Parmi les stratégies adoptées, l’épargne personnelle est privilégiée (71 %), suivie de la détention de biens propres (35 %) et des contrats de mariage (24 %). Mais dans les familles monoparentales dirigées par des femmes, seules 36 % peuvent financer des loisirs ou sorties, contre 85 % qui parviennent à subvenir à leurs besoins alimentaires.
Cette faible anticipation est aggravée par un rapport au temps plus court chez les femmes, notamment les moins diplômées : 42 % raisonnent principalement à court terme (contre 36 % des hommes), et 51 % chez les femmes issues des catégories populaires.
Un besoin criant de formation et d’accompagnement
Le manque d’éducation financière ressort comme un frein majeur à l’autonomie. Si 81 % des répondants disent connaître leur capacité d’épargne, seuls 38 % en ont une vision précise. Une femme sur deux souhaiterait être mieux informée sur l’épargne ou l’investissement, mais seules 9 % ont suivi une formation sur le sujet. Paradoxalement, chez les femmes de la finance, 75 % expriment le souhait d’être formées, alors qu’à peine 6 % l’ont été.
Les stéréotypes culturels persistent dès le plus jeune âge : les garçons reçoivent en moyenne plus d’argent de poche que les filles, et certaines tâches dites masculines restent mieux rémunérées dans les foyers. Pour Sibylle Le Maire (ViveS), cette inégalité s’enracine dans une culture où les femmes sont encore trop peu préparées à gérer leurs finances de manière autonome.
Le rôle des institutions financières : entre opportunité et responsabilité
Face à ces constats, banques et assureurs se mobilisent de plus en plus pour accompagner les femmes vers leur autonomie.
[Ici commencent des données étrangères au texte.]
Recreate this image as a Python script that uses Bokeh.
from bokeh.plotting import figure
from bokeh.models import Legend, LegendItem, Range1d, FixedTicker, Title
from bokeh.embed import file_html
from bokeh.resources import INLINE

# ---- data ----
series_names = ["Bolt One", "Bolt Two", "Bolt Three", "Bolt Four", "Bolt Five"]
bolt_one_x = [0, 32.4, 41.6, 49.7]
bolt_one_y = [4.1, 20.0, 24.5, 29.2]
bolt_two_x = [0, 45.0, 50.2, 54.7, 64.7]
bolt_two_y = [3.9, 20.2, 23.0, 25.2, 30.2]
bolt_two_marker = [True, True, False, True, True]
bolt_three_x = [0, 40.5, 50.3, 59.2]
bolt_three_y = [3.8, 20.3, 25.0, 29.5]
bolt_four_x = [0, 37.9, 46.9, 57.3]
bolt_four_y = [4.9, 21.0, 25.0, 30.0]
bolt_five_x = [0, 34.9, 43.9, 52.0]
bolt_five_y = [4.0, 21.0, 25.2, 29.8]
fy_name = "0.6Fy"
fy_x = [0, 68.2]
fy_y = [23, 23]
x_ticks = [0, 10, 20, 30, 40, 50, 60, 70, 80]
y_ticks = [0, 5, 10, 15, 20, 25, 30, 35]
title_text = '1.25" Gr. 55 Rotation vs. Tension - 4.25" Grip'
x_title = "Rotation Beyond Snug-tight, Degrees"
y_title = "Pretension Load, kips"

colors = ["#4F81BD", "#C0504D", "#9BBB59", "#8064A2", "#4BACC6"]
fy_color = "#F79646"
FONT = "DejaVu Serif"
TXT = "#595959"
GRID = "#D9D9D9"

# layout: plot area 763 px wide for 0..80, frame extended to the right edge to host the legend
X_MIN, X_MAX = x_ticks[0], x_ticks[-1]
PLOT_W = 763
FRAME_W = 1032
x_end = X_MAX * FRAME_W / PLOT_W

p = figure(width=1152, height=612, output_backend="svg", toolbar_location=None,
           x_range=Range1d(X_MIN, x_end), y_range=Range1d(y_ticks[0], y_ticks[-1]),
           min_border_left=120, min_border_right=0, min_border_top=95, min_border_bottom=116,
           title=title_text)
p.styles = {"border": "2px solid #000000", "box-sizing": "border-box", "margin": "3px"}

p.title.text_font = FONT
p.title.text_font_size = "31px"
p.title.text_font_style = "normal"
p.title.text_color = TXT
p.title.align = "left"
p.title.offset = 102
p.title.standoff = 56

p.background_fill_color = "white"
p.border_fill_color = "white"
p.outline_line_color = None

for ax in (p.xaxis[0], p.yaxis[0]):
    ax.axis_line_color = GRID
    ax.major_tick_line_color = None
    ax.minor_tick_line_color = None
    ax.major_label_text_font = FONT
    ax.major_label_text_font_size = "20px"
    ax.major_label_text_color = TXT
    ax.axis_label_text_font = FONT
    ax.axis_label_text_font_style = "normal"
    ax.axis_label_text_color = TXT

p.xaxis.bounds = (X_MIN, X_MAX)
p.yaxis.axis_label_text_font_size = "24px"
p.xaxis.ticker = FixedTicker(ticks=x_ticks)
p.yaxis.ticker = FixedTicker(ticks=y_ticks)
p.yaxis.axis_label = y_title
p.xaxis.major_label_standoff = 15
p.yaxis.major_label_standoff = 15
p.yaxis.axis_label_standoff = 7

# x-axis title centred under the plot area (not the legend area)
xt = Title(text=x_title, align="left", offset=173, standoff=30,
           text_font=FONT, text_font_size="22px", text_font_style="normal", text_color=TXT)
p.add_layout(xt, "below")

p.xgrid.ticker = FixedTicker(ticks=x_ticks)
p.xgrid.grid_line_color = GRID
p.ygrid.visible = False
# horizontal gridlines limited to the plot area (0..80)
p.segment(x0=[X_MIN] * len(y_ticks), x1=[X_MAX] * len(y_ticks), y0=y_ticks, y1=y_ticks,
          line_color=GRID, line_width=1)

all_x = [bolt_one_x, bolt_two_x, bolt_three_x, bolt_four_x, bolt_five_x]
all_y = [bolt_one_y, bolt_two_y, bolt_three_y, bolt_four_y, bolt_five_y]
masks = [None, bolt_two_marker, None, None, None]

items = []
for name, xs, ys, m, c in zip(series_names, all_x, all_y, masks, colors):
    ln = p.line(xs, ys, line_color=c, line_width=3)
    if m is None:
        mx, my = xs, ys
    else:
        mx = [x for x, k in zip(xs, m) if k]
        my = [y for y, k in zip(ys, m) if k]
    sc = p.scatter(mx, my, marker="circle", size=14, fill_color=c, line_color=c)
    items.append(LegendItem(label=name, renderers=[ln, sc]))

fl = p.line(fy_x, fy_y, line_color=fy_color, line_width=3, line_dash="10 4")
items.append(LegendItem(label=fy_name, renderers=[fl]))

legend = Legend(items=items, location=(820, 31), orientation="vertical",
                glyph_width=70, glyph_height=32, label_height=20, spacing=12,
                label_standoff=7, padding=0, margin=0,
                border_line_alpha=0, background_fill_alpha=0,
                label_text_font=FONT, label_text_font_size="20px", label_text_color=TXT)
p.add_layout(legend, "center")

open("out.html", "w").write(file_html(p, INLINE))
BNP Paribas, Oddo BHF ou encore le réseau Ladies Bank multiplient les initiatives : formations, campagnes de sensibilisation, rendez-vous personnalisés et création de communautés dédiées.
« Il est essentiel de lever les freins sans tomber dans la victimisation. Il faut encourager les femmes à prendre confiance et leur donner les clés pour piloter leur avenir économique », résume Isabelle Loc de BNP Paribas. Pour Alix de Renty (Ladies Bank), il s’agit d’anticiper toutes les ruptures de vie possibles et de bâtir une résilience financière durable.
Vers une culture financière partagée
Si les femmes restent confrontées à des freins spécifiques dans leur rapport à l’argent, la dynamique de changement est en marche. La jeune génération montre une meilleure capacité de projection : 76 % des femmes de 25 à 34 ans estiment pouvoir maintenir leur niveau de vie en cas de rupture, 54 % ont déjà mis en place des dispositifs de protection, et 66 % déclarent ressentir régulièrement un bien-être financier.
Pour Virginie Chauvin (Forvis Mazars), « il est de notre responsabilité collective de faire en sorte que chaque femme, quel que soit son parcours, dispose des mêmes clés pour construire son indépendance économique. » L’émancipation financière des femmes ne doit plus être l’exception, mais la norme.